The movie is discreet and does not push any of its elements. It moves at a slow but sensible, natural pace, even languishing, if compared to the frantic tempo of so many US films.

Dad is puzzled, at first worried that this is a sign of "poofiness" but comes to accept that the old status quo has changed. Especially when, after some sturm und drang, Mrs. W. wants Billy to audition for the Royal Academy of Dance. Which he does, and which makes him officially a dancing apprentice.

In an awkward post-scriptum, 13 years later Dad and Tony see Billy dancing what I take to be a major ballet role in London, (pronounced Loundon).

Billy is as natural as they come the way he is played by Jamie Bell, who began to dance at age six, comes from a Northern town similar to that of the movie, and gives to his part a quietly original, modest and realistic shape.

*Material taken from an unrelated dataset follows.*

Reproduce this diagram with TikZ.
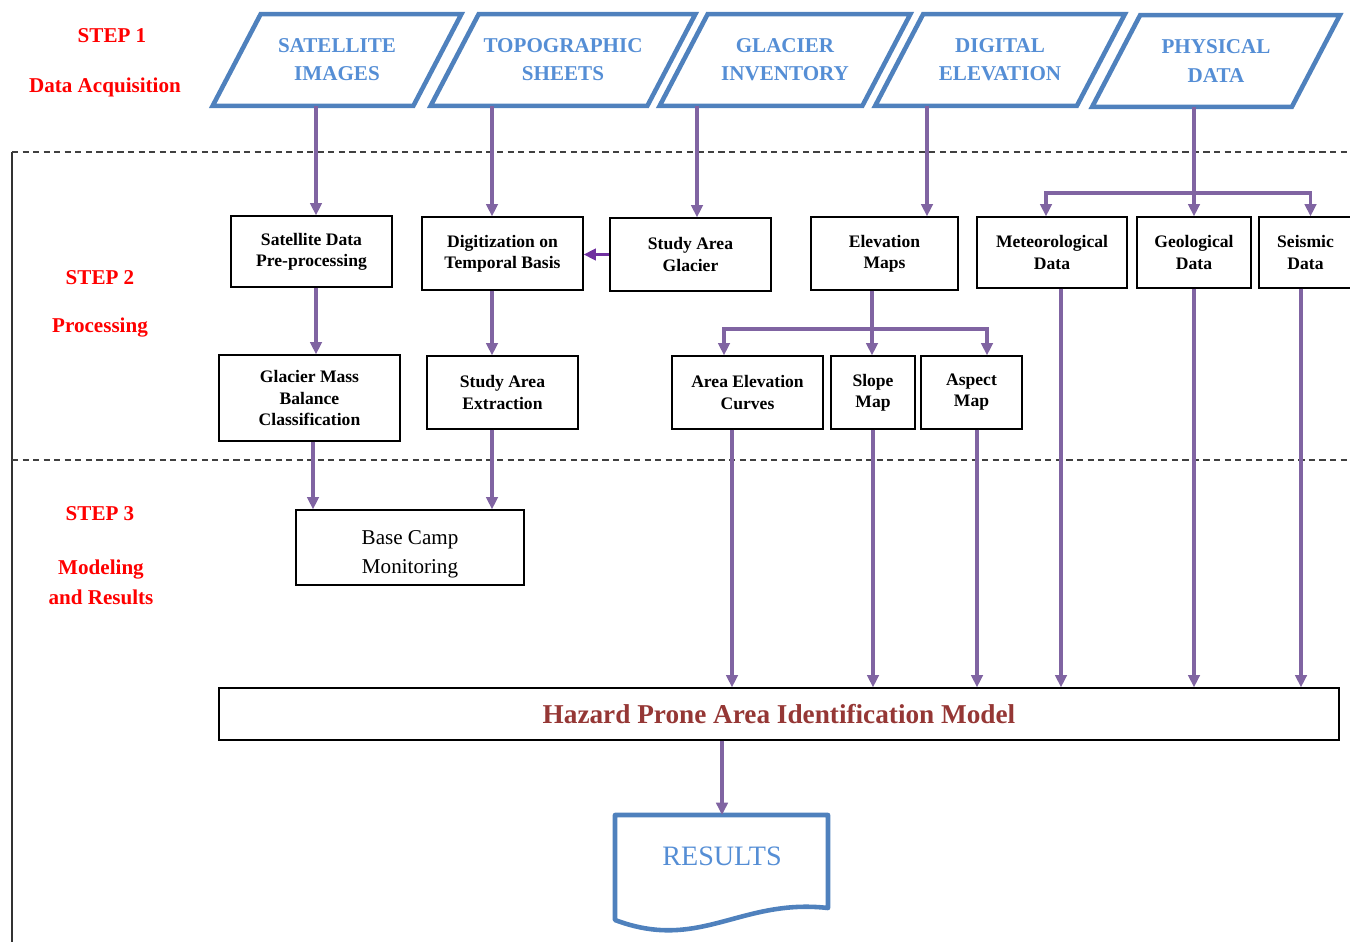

He is a real find. The rest of the cast are very good. The movie flows quietly like the Don River with no sudden changes, no particularly spectacular dances. Yet the violent background of miners vs. police is ever present, as is the cul-de-sac future of the strikers.

Curiously, the image that I remember best is that of the black-uniformed police, their transparent-plastic shields and their ominous sticks forming a massive line -- indeed, a wall--and starting to beat the shields in a way that's uncannily like the shield-and-spear natives doing exactly the same in "Zulu" and in "Zulu Dawn."